Minutes are a critical tool for organizations to keep track of decisions, important events, and keep open lines of communication with the intention of making everyone more productive. However, bad minutes taken during a critical meeting can derail teams and cost businesses valuable time trying to re-coordinate and recover the lost information. The tricky thing about minutes is that it can be difficult to define a set of concrete steps that will always lead to "perfect" minutes, but we will cover how the preparing for the right kind of meeting will help you write better minutes and hopefully save you a lot of time and headache in the long run.

Not all meetings are the same and there is no point in taking formal meeting minutes and action items like you would at a board meeting at an ad hoc team meeting or a one-on-one with a colleague. Put simply, the formality and detail of the minutes should correspond directly with the formality of the meeting and the importance of the information discussed. That being said, all good minutes have the following in common: all key decisions and major ideas discussed in the meeting have been captured. If you are writing minutes for a quick team meeting to discuss a workaround to a roadblock you’ve been facing, you might draft up some bullet points about the important points discussed and the course of action agreed upon. Since everyone who is impacted by the decision was at that meeting, you likely don’t need to write down too much context and reasoning for why the decision was made, rather your minutes should help cue in attendees about the next actions should they look back on the minutes at a later time. In a board meeting, however, you should add all the relevant context you can to the key decisions and major ideas as the topics discussed here will affect far more than just the attendees of the meeting. Someone who needs to understand the changes proposed at the board meeting but who wasn’t in attendance should be able to look at the minutes and understand the thought process that led to the key decisions.

Check out the following example: suppose your organization runs into the following hypothetical problem: A third-party tool (Tool X) that is used organization-wide is set to cease operations, causing you to find a replacement solution. Both the board meeting and team meeting discuss the same ideas: either taking the time and resources to build a similar internal tool (Tool Y) to avoid having this issue ever arise again, or reaching out to the tool’s competitors and requesting some proposals for how they could handle your use case. Both meetings end up deciding on the same thing: to build the tool internally, but the documentation around each decision would vary quite a bit.
The team’s meeting notes might look something like this:


Purpose of meeting: To discuss next actions in replacing Tool X with a new solution.

Building the tool internally would help avoid this issue in the future, Ben has some experience building similar technology.

Action Items:

  1. Sync up with Ben to lay out the total cost and timeline of replacing the tool internally.
  2. Relay results to management and allocate team resources to building Tool Y.
  3. Contact UX team and put together a concrete list of use cases that are needed from Tool Y.

Whereas the board meeting’s notes on this particular issue might look something like this:


Purpose of meeting: To discuss next actions in replacing Tool X with a new solution.

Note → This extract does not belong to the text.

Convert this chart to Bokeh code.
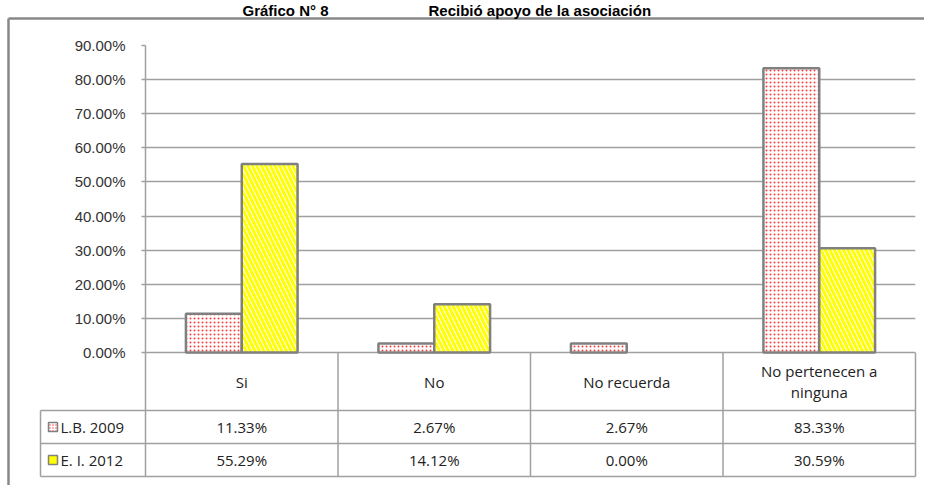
from bokeh.plotting import figure
from bokeh.models import FactorRange, Range1d, FixedTicker, PrintfTickFormatter, ColumnDataSource
from bokeh.transform import dodge
from bokeh.embed import file_html
from bokeh.resources import INLINE
from bokeh.core.properties import value

# ---- data ----
categories = ["Si", "No", "No recuerda", "No pertenecen a ninguna"]
header_labels = ["Si", "No", "No recuerda", "No pertenecen a\nninguna"]
series_names = ["L.B. 2009", "E. I. 2012"]
lb_2009 = [11.33, 2.67, 2.67, 83.33]
ei_2012 = [55.29, 14.12, 0.00, 30.59]
y_ticks = [0, 10, 20, 30, 40, 50, 60, 70, 80, 90]
title_left = "Gráfico N° 8"
title_right = "Recibió apoyo de la asociación"

# ---- layout geometry (pixels) ----
W, H = 924, 485
FL, FR, FT, FB = 145, 915, 45, 476          # frame edges on canvas
CHART_PX = 307                               # 0..90 %
PPU = CHART_PX / 90.0                        # px per % unit
COL_PX = (FR - FL) / 4.0                     # px per category
HEADER_H = 58 / PPU
ROW_H = 33 / PPU
Y_MIN = -(HEADER_H + 2 * ROW_H)
LEG_X0 = -105 / COL_PX                       # left edge of legend column

GRID = "#a0a0a0"
TXT = "#222222"

p = figure(width=W, height=H, x_range=FactorRange(*categories), y_range=Range1d(Y_MIN, 90),
           output_backend="svg", toolbar_location=None, x_axis_location=None,
           min_border_left=FL, min_border_right=W - FR, min_border_top=FT, min_border_bottom=H - FB,
           outline_line_color=None, background_fill_color="white", border_fill_color="white")

# y axis
ya = p.yaxis[0]
ya.ticker = FixedTicker(ticks=y_ticks)
ya.formatter = PrintfTickFormatter(format="%.2f%%")
ya.axis_line_color = GRID
ya.axis_line_width = 1.5
ya.major_tick_line_color = GRID
ya.major_tick_line_width = 1.5
ya.major_tick_out = 4
ya.major_tick_in = 0
ya.minor_tick_line_color = None
ya.major_label_standoff = 16
ya.major_label_text_font = "Liberation Sans"
ya.major_label_text_font_size = "15px"
ya.major_label_text_color = "#333333"

p.xgrid.grid_line_color = None
p.ygrid.grid_line_color = GRID
p.ygrid.grid_line_width = 1.5

src = ColumnDataSource(dict(cat=categories, lb=lb_2009, ei=ei_2012,
                            lb_line=[0.0 if v == 0 else 1.0 for v in lb_2009],
                            ei_line=[0.0 if v == 0 else 1.0 for v in ei_2012],
                            lb_txt=[f"{v:.2f}%" for v in lb_2009],
                            ei_txt=[f"{v:.2f}%" for v in ei_2012],
                            head=header_labels))

BAR_W = 0.29
p.vbar(x=dodge("cat", -BAR_W / 2, range=p.x_range), top="lb", width=BAR_W, bottom=0, source=src,
       fill_color="white", line_color="#808080", line_width=2.5, line_alpha="lb_line",
       hatch_pattern="dot", hatch_color="#ff3b3b", hatch_scale=4, hatch_weight=1.5)
p.vbar(x=dodge("cat", BAR_W / 2, range=p.x_range), top="ei", width=BAR_W, bottom=0, source=src,
       fill_color="white", line_color="#808080", line_width=2.5, line_alpha="ei_line",
       hatch_pattern="\\", hatch_color="#ffff00", hatch_scale=9, hatch_weight=3)

# ---- data table under the chart ----
y_h = -HEADER_H
y_r1 = -(HEADER_H + ROW_H)
y_r2 = Y_MIN
seg = dict(
    x0=[LEG_X0, LEG_X0, LEG_X0, 1, 2, 3, 4, LEG_X0],
    y0=[y_h, y_r1, y_r2, 0, 0, 0, 0, y_h],
    x1=[4, 4, 4, 1, 2, 3, 4, LEG_X0],
    y1=[y_h, y_r1, y_r2, y_r2, y_r2, y_r2, y_r2, y_r2],
)
r = p.segment(source=ColumnDataSource(seg), x0="x0", y0="y0", x1="x1", y1="y1",
              line_color=GRID, line_width=1.5)
r.level = "overlay"

p.text(x="cat", y=-HEADER_H / 2, text="head", source=src, text_align="center", text_baseline="middle",
       text_font=value("Open Sans"), text_font_size="15px", text_color=TXT, text_line_height=1.05)
p.text(x="cat", y=-(HEADER_H + ROW_H / 2), text="lb_txt", source=src, text_align="center",
       text_baseline="middle", text_font=value("Open Sans"), text_font_size="15px", text_color=TXT)
p.text(x="cat", y=-(HEADER_H + 1.5 * ROW_H), text="ei_txt", source=src, text_align="center",
       text_baseline="middle", text_font=value("Open Sans"), text_font_size="15px", text_color=TXT)

leg_y = [-(HEADER_H + ROW_H / 2), -(HEADER_H + 1.5 * ROW_H)]
sw_x = LEG_X0 + 12.5 / COL_PX
txt_x = LEG_X0 + 20 / COL_PX
r = p.rect(x=[sw_x], y=[leg_y[0]], width=9, height=9, width_units="screen", height_units="screen",
           fill_color="white", line_color="#808080", line_width=1.5,
           hatch_pattern="dot", hatch_color="#ff3b3b", hatch_scale=3, hatch_weight=1)
r.level = "overlay"
r = p.rect(x=[sw_x], y=[leg_y[1]], width=9, height=9, width_units="screen", height_units="screen",
           fill_color="white", line_color="#808080", line_width=1.5,
           hatch_pattern="\\", hatch_color="#ffff00", hatch_scale=6, hatch_weight=3)
r.level = "overlay"
r = p.text(x=[txt_x, txt_x], y=leg_y, text=series_names, text_align="left", text_baseline="middle",
           text_font=value("Open Sans"), text_font_size="15px", text_color=TXT)
r.level = "overlay"

# ---- outer frame and title ----
bx = -(FL - 8) / COL_PX
by = 90 + (FT - 18) / PPU
r = p.segment(x0=[bx, bx], y0=[by, by], x1=[bx, 5], y1=[Y_MIN - 20, by],
              line_color="#888888", line_width=2.5)
r.level = "overlay"

ty = 90 + (FT - 1) / PPU
r = p.text(x=[(242 - FL) / COL_PX, (428 - FL) / COL_PX], y=[ty, ty],
           text=[title_left, title_right], text_align="left", text_baseline="top",
           text_font=value("Liberation Sans"), text_font_size="15px", text_font_style="bold",
           text_color="black")
r.level = "overlay"

open("out.html", "w").write(file_html(p, INLINE))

Two main options were considered:

  1. Sending out calls for proposals from Tool X’s competitors. This would save time and money in the short term and might ease the transition by moving to a similar tool with the same core feature-set. The issue is that a similar problem like the current one might arise in the future and another switch would be needed. The sales cycle for such a large enterprise use case might also take a while and new employee training would be required.
  2. Replicating Tool X’s core feature set for internal use. This approach would almost certainly take longer than transitioning to a competitor and cost more up-front, but would prevent the possibility of needing to switch again later. There is also risk associated with starting to use a tool that has not been tested by the market before. On the other hand, one of the development teams has just freed up from a separate project and would be able to take this on. Some developers in the organization also have experience with technology similar to what’s required from a new Tool Y. A development timeline is needed to make sure the organization doesn't have to spend a large amount of time with no tool.

After consideration, option 2 (building a custom internal tool) was selected as the benefits of having full control over the tool’s feature set and the fact that the organization is in a good position to create an equivalent with a free team of developers outweighs the benefits of option 1 (switching to a competitor of Tool X).

Action items:

  1. Put together a detailed budget and timeline for building out Tool Y and assign to the free team. Circle back on progress in the next meeting.

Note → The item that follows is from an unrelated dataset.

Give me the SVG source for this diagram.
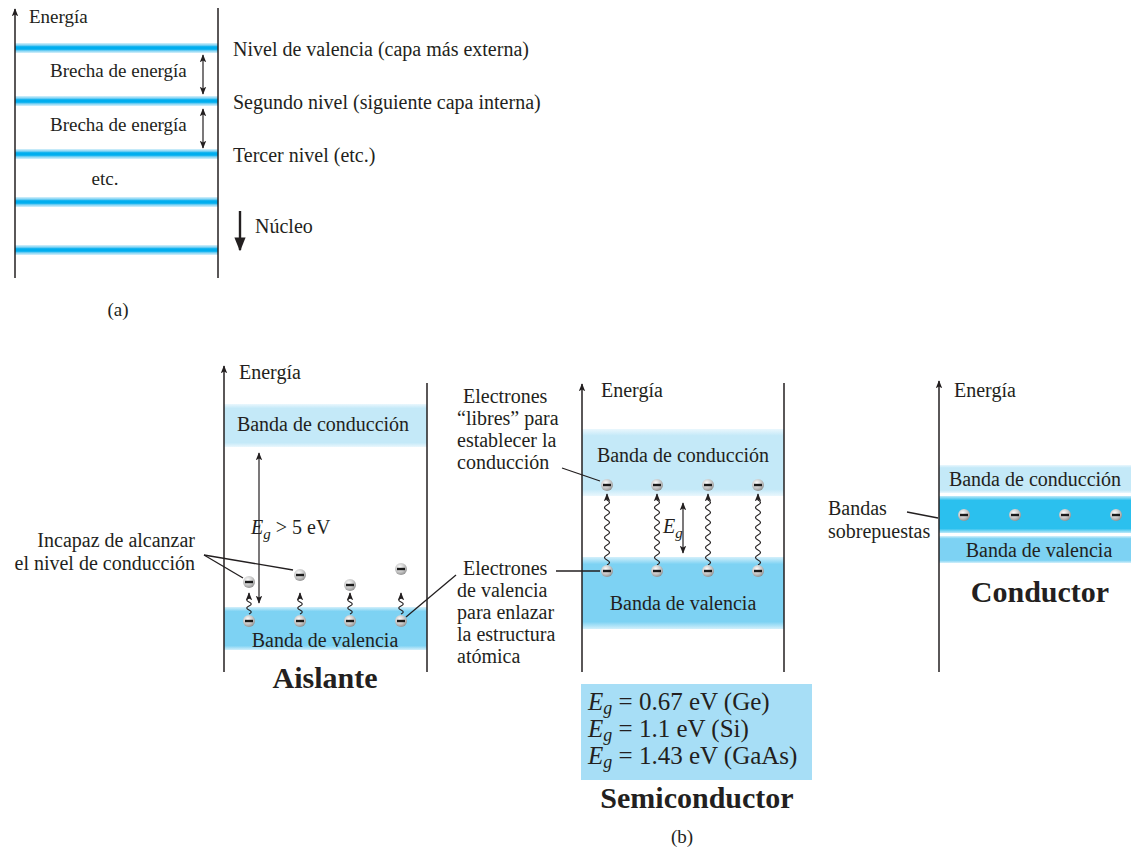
<svg xmlns="http://www.w3.org/2000/svg" width="1131" height="851" viewBox="0 0 1131 851" font-family="'Liberation Serif', 'DejaVu Serif', serif">
<defs>
  <style>
    text { font-family: 'Liberation Serif', 'DejaVu Serif', serif; fill: #231f20; }
    .lbl { font-size: 20px; }
    .lbla { font-size: 19px; }
    .ttl { font-size: 30px; font-weight: bold; }
    .box { font-size: 25px; }
    .ln { stroke: #231f20; stroke-width: 1.3; fill: none; }
    .axis { stroke: #231f20; stroke-width: 1.5; fill: none; }
    .wave { stroke: #231f20; stroke-width: 1.2; fill: none; marker-end: url(#ah); }
    .dbl { stroke: #231f20; stroke-width: 1.2; fill: none; marker-start: url(#ah); marker-end: url(#ah); }
  </style>
  <marker id="ah" viewBox="0 0 10 10" refX="9" refY="5" markerWidth="8" markerHeight="8" markerUnits="userSpaceOnUse" orient="auto-start-reverse">
    <path d="M0,1 L10,5 L0,9 L2,5 z" fill="#231f20"/>
  </marker>
  <marker id="ahbig" viewBox="0 0 10 10" refX="9" refY="5" markerWidth="14" markerHeight="14" markerUnits="userSpaceOnUse" orient="auto">
    <path d="M0,1 L10,5 L0,9 z" fill="#231f20"/>
  </marker>
  <linearGradient id="thin" x1="0" y1="0" x2="0" y2="1">
    <stop offset="0" stop-color="#d8f1fb"/>
    <stop offset="0.22" stop-color="#7fd2f3"/>
    <stop offset="0.38" stop-color="#00aeef"/>
    <stop offset="0.62" stop-color="#00aeef"/>
    <stop offset="0.78" stop-color="#7fd2f3"/>
    <stop offset="1" stop-color="#d8f1fb"/>
  </linearGradient>
  <linearGradient id="cond" x1="0" y1="0" x2="0" y2="1">
    <stop offset="0" stop-color="#eaf7fd"/>
    <stop offset="0.1" stop-color="#c4e9f8"/>
    <stop offset="0.9" stop-color="#c4e9f8"/>
    <stop offset="1" stop-color="#eaf7fd"/>
  </linearGradient>
  <linearGradient id="val" x1="0" y1="0" x2="0" y2="1">
    <stop offset="0" stop-color="#d4f0fb"/>
    <stop offset="0.1" stop-color="#7dd2f3"/>
    <stop offset="0.9" stop-color="#7dd2f3"/>
    <stop offset="1" stop-color="#d4f0fb"/>
  </linearGradient>
  <linearGradient id="over" x1="0" y1="0" x2="0" y2="1">
    <stop offset="0" stop-color="#bfe9f9"/>
    <stop offset="0.12" stop-color="#2bc0ee"/>
    <stop offset="0.88" stop-color="#2bc0ee"/>
    <stop offset="1" stop-color="#bfe9f9"/>
  </linearGradient>
  <radialGradient id="eg" cx="0.4" cy="0.35" r="0.7">
    <stop offset="0" stop-color="#ffffff"/>
    <stop offset="0.6" stop-color="#c4c4c4"/>
    <stop offset="1" stop-color="#8a8a8a"/>
  </radialGradient>
  <g id="el">
    <circle r="6" fill="url(#eg)"/>
    <rect x="-4" y="-1.2" width="8" height="2.4" fill="#1a1a1a"/>
  </g>
</defs>

<rect width="1131" height="851" fill="#ffffff"/>

<!-- ===== Part (a) ===== -->
<g id="part-a">
  <rect x="15" y="43" width="203" height="10" fill="url(#thin)"/>
  <rect x="15" y="96" width="203" height="10" fill="url(#thin)"/>
  <rect x="15" y="149" width="203" height="10" fill="url(#thin)"/>
  <rect x="15" y="197" width="203" height="10" fill="url(#thin)"/>
  <rect x="15" y="245" width="203" height="10" fill="url(#thin)"/>
  <line class="axis" x1="15" y1="278" x2="15" y2="9" marker-end="url(#ah)"/>
  <line class="axis" x1="218" y1="278" x2="218" y2="8"/>
  <text class="lbla" x="29" y="23">Energía</text>
  <text class="lbla" x="50" y="77">Brecha de energía</text>
  <text class="lbla" x="50" y="131">Brecha de energía</text>
  <text class="lbla" x="105" y="185" text-anchor="middle">etc.</text>
  <path class="dbl" d="M203,55 V94"/>
  <path class="dbl" d="M203,109 V148"/>
  <text class="lbl" x="233" y="56">Nivel de valencia (capa más externa)</text>
  <text class="lbl" x="233" y="109">Segundo nivel (siguiente capa interna)</text>
  <text class="lbl" x="233" y="162">Tercer nivel (etc.)</text>
  <line x1="240" y1="211" x2="240" y2="250" stroke="#231f20" stroke-width="2.4" marker-end="url(#ahbig)"/>
  <text class="lbl" x="255" y="233">Núcleo</text>
  <text class="lbla" x="118" y="316" text-anchor="middle">(a)</text>
</g>

<!-- ===== Aislante ===== -->
<g id="aislante">
  <rect x="224" y="404" width="203" height="43" fill="url(#cond)"/>
  <rect x="224" y="607" width="203" height="43" fill="url(#val)"/>
  <line class="axis" x1="224" y1="672" x2="224" y2="366" marker-end="url(#ah)"/>
  <line class="axis" x1="427" y1="672" x2="427" y2="383"/>
  <text class="lbl" x="239" y="379">Energía</text>
  <text class="lbl" x="323" y="431" text-anchor="middle">Banda de conducción</text>
  <text class="lbl" x="325" y="647" text-anchor="middle">Banda de valencia</text>
  <path class="dbl" d="M259,453 V603"/>
  <text class="lbl" x="251" y="534"><tspan font-style="italic">E</tspan><tspan font-style="italic" font-size="15" dy="5">g</tspan><tspan dy="-5"> &gt; 5 eV</tspan></text>
  <path class="wave" d="M249,614 q4.5,-2 0,-4 t0,-4 t0,-4 t0,-4 v-5"/>
  <path class="wave" d="M300,614 q4.5,-2 0,-4 t0,-4 t0,-4 t0,-4 v-5"/>
  <path class="wave" d="M350,614 q4.5,-2 0,-4 t0,-4 t0,-4 t0,-4 v-5"/>
  <path class="wave" d="M401,614 q4.5,-2 0,-4 t0,-4 t0,-4 t0,-4 v-5"/>
  <use href="#el" x="249" y="621"/>
  <use href="#el" x="300" y="621"/>
  <use href="#el" x="350" y="621"/>
  <use href="#el" x="401" y="621"/>
  <use href="#el" x="249" y="582"/>
  <use href="#el" x="300" y="575"/>
  <use href="#el" x="350" y="585"/>
  <use href="#el" x="401" y="569"/>
  <text class="ttl" x="325" y="688" text-anchor="middle">Aislante</text>
</g>

<g id="label-incapaz">
  <text class="lbl" x="195" y="547" text-anchor="end">Incapaz de alcanzar</text>
  <text class="lbl" x="195" y="570" text-anchor="end">el nivel de conducción</text>
</g>

<!-- ===== Semiconductor ===== -->
<g id="semiconductor">
  <rect x="582" y="429" width="202" height="67" fill="url(#cond)"/>
  <rect x="582" y="557" width="202" height="72" fill="url(#val)"/>
  <line class="axis" x1="582" y1="672" x2="582" y2="384" marker-end="url(#ah)"/>
  <line class="axis" x1="784" y1="672" x2="784" y2="383"/>
  <text class="lbl" x="601" y="397">Energía</text>
  <text class="lbl" x="683" y="462" text-anchor="middle">Banda de conducción</text>
  <text class="lbl" x="683" y="610" text-anchor="middle">Banda de valencia</text>
  <path class="wave" d="M607,565 q5,-2.5 0,-5 t0,-5 t0,-5 t0,-5 t0,-5 t0,-5 t0,-5 t0,-5 t0,-5 t0,-5 t0,-5 t0,-5 t0,-5 v-6"/>
  <path class="wave" d="M657,565 q5,-2.5 0,-5 t0,-5 t0,-5 t0,-5 t0,-5 t0,-5 t0,-5 t0,-5 t0,-5 t0,-5 t0,-5 t0,-5 t0,-5 v-6"/>
  <path class="wave" d="M708,565 q5,-2.5 0,-5 t0,-5 t0,-5 t0,-5 t0,-5 t0,-5 t0,-5 t0,-5 t0,-5 t0,-5 t0,-5 t0,-5 t0,-5 v-6"/>
  <path class="wave" d="M758,565 q5,-2.5 0,-5 t0,-5 t0,-5 t0,-5 t0,-5 t0,-5 t0,-5 t0,-5 t0,-5 t0,-5 t0,-5 t0,-5 t0,-5 v-6"/>
  <use href="#el" x="607" y="485"/>
  <use href="#el" x="657" y="485"/>
  <use href="#el" x="708" y="485"/>
  <use href="#el" x="758" y="485"/>
  <use href="#el" x="607" y="571"/>
  <use href="#el" x="657" y="571"/>
  <use href="#el" x="708" y="571"/>
  <use href="#el" x="758" y="571"/>
  <path class="dbl" d="M683,503 V553"/>
  <text class="lbl" x="663" y="533"><tspan font-style="italic">E</tspan><tspan font-style="italic" font-size="15" dy="5">g</tspan></text>
</g>

<g id="label-libres">
  <text class="lbl" x="463" y="403">Electrones</text>
  <text class="lbl" x="457" y="425">“libres” para</text>
  <text class="lbl" x="457" y="447">establecer la</text>
  <text class="lbl" x="457" y="469">conducción</text>
</g>

<g id="label-valencia">
  <text class="lbl" x="463" y="575">Electrones</text>
  <text class="lbl" x="457" y="597">de valencia</text>
  <text class="lbl" x="457" y="619">para enlazar</text>
  <text class="lbl" x="457" y="641">la estructura</text>
  <text class="lbl" x="457" y="663">atómica</text>
</g>

<g id="gap-box">
  <rect x="581" y="684" width="231" height="96" fill="#a7def6"/>
  <text class="box" x="588" y="710"><tspan font-style="italic">E</tspan><tspan font-style="italic" font-size="18" dy="4">g</tspan><tspan dy="-4"> = 0.67 eV (Ge)</tspan></text>
  <text class="box" x="588" y="737"><tspan font-style="italic">E</tspan><tspan font-style="italic" font-size="18" dy="4">g</tspan><tspan dy="-4"> = 1.1 eV (Si)</tspan></text>
  <text class="box" x="588" y="764"><tspan font-style="italic">E</tspan><tspan font-style="italic" font-size="18" dy="4">g</tspan><tspan dy="-4"> = 1.43 eV (GaAs)</tspan></text>
  <text class="ttl" x="697" y="808" text-anchor="middle">Semiconductor</text>
  <text class="lbla" x="682" y="843" text-anchor="middle">(b)</text>
</g>

<!-- ===== Conductor ===== -->
<g id="conductor">
  <rect x="939" y="465" width="192" height="28" fill="url(#cond)"/>
  <rect x="939" y="496" width="192" height="37" fill="url(#over)"/>
  <rect x="939" y="536" width="192" height="27" fill="url(#val)"/>
  <line class="axis" x1="939" y1="672" x2="939" y2="381" marker-end="url(#ah)"/>
  <text class="lbl" x="954" y="397">Energía</text>
  <text class="lbl" x="1035" y="486" text-anchor="middle">Banda de conducción</text>
  <text class="lbl" x="1039" y="557" text-anchor="middle">Banda de valencia</text>
  <use href="#el" x="964" y="515"/>
  <use href="#el" x="1015" y="515"/>
  <use href="#el" x="1065" y="515"/>
  <use href="#el" x="1116" y="515"/>
  <text class="ttl" x="1040" y="602" text-anchor="middle">Conductor</text>
</g>

<g id="label-bandas">
  <text class="lbl" x="828" y="515">Bandas</text>
  <text class="lbl" x="828" y="538">sobrepuestas</text>
</g>

<!-- ===== Leader lines ===== -->
<g id="connectors">
  <line class="ln" x1="204" y1="555" x2="243" y2="578"/>
  <line class="ln" x1="204" y1="555" x2="293" y2="570"/>
  <line class="ln" x1="406" y1="617" x2="456" y2="575"/>
  <line class="ln" x1="562" y1="468" x2="600" y2="481"/>
  <line class="ln" x1="556" y1="571" x2="600" y2="571"/>
  <line class="ln" x1="907" y1="512" x2="938" y2="518"/>
</g>
</svg>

As you can see, the decisions and logical paths of both meetings are similar, but both the content of the minutes themselves and the resulting action items are different. The board's minutes have significantly more content around the decision and the resulting action items are quite general as the specifics will be decided by another team and that would be outside of the board's scope. On the other hand, the team meeting's minutes just needed to mark the key decisions but much more specific action items and next steps were written as they are the ones who would be following through on those tasks.


Board meetings and team meetings are not the only kinds of meetings where a specific minute-taking structure is important. There are a number of different meeting 'classes' and tailoring your minutes to the particular kind of meeting will help you both document the important information correctly and will save you time. As you see in both the team meeting and board meeting, the minutes are not transcripts of what happened during the meeting, they are synthesized points outlining the major ideas and actions. They are both useful to others looking at the minutes after the fact and don't require too much work after the meeting is over to edit and adjust. With this information in mind, try to sort out the types of meetings you are actively taking minutes for beforehand and think about how you can save yourself time and energy by just focusing on the most important aspects instead of logging every detail.